We all know the first stage — denial. When the first alarm sounds, I deny my reality and close my eyes again. When the second alarm inevitably goes off, I’m stuck in my denial, thinking “I can’t believe I’m awake right now — I want to go back to bed.” My strategy here is “if you don’t think about the fact that it’s early and you have classes, then it’s not really even happening.” I deny and ignore the responsibilities I have to face during the day, and I stay under my comforter.
At the sound of my third and final alarm, I reach for my phone and check my notifications — I inevitably end up on TikTok. As I scroll and the minutes pass since my alarms went off, my anger settles. I fight the urge to fall back asleep. This post-sleep anger was definitely a problem when I was younger. My mom always tells me stories of her and my dad waking me up from my beloved car-ride naps in my car seat — good times. Whenever I was woken up, little me would instantly cry. It was not a sad cry, but rather an angry one — I was furious to be disturbed from my peaceful slumber.
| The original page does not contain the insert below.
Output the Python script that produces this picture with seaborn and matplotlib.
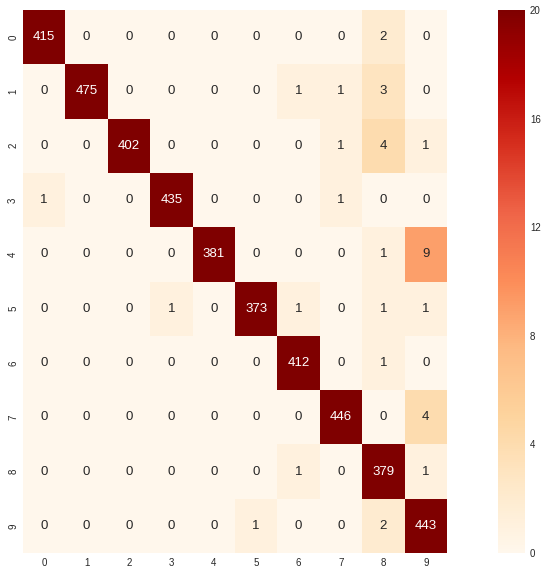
import numpy as np
import matplotlib
matplotlib.use("Agg")
import matplotlib.pyplot as plt
import seaborn as sns

labels = list(range(10))
row_0 = [415, 0, 0, 0, 0, 0, 0, 0, 2, 0]
row_1 = [0, 475, 0, 0, 0, 0, 1, 1, 3, 0]
row_2 = [0, 0, 402, 0, 0, 0, 0, 1, 4, 1]
row_3 = [1, 0, 0, 435, 0, 0, 0, 1, 0, 0]
row_4 = [0, 0, 0, 0, 381, 0, 0, 0, 1, 9]
row_5 = [0, 0, 0, 1, 0, 373, 1, 0, 1, 1]
row_6 = [0, 0, 0, 0, 0, 0, 412, 0, 1, 0]
row_7 = [0, 0, 0, 0, 0, 0, 0, 446, 0, 4]
row_8 = [0, 0, 0, 0, 0, 0, 1, 0, 379, 1]
row_9 = [0, 0, 0, 0, 0, 1, 0, 0, 2, 443]

cm = np.array([row_0, row_1, row_2, row_3, row_4,
               row_5, row_6, row_7, row_8, row_9])

sns.set_style("darkgrid")
plt.rcParams['font.family'] = ['Liberation Sans', 'DejaVu Sans']

fig = plt.figure(figsize=(5.5, 5.77), dpi=100)
ax = fig.add_axes([23 / 550, 24 / 577, 424 / 550, 543 / 577])
cax = fig.add_axes([498 / 550, 24 / 577, 27 / 550, 543 / 577])

sns.heatmap(cm, annot=True, fmt='d', cmap='OrRd', vmin=0, vmax=20,
            ax=ax, cbar_ax=cax, xticklabels=labels, yticklabels=labels,
            annot_kws={'fontsize': 9.5})
ax.tick_params(axis='both', labelsize=7, length=0)
cax.tick_params(labelsize=7, length=0)
cax.set_yticks([0, 4, 8, 12, 16, 20])
for sp in cax.spines.values():
    sp.set_visible(False)

fig.savefig('out.png', dpi=100)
Thankfully, as I have grown up, however, I am much more capable of reigning in this fury and being more pleasant when I wake up — most of the time.
True story, the other day, when my first alarm went off, I lifted my arm to snooze it and instinctively did so with such anger and momentum that I broke a leg off of my dresser by slamming my alarm so hard. The thud of my dresser hitting the floor woke me up faster than any clock ever has. So yeah, I would say most of the time I can get through the anger phase quickly each morning.
After the anger phase, I begin to explore potential solutions — shifting from pure rage to the bargaining mindset. However, trying to convince yourself to skip classes and stay in your warm bed is a lot like arguing with a Trin bouncer when they’re in a “mood” — you both know what the end result will be, so you might as well just move right along. Nevertheless, I bargain and think if I get off of TikTok, skip breakfast and go to class naked, I can save enough time and gain 10 more minutes of precious sleep. Logical, right?
Eventually, I triumph over my inner voice that is putting up a strong fight, and I do it — I get out of bed! But as I brush my teeth and progress through my morning routine, the depression settles in. I feel sad that I have to put on my big girl pants for the day and be productive — life is hard!
By the time breakfast and, more importantly, coffee enter my system, I am past the depression phase. I have come to terms with starting the new day ahead of me, and I accept that I actually need to attend the classes I pay for. I feel ready to go — that is, to go do whatever it is we do all day in college. As my friend Abbie put it, we really just walk around and drink coffee all day, hopping from one place to the next. In accepting and embracing the fact that I’m up and at ‘em, I check for my phone, wallet, keys and I am out the door.
Evidently, I am a difficult person to wake — just ask my current and past roommates, my old camp counselors, my parents or my dresser.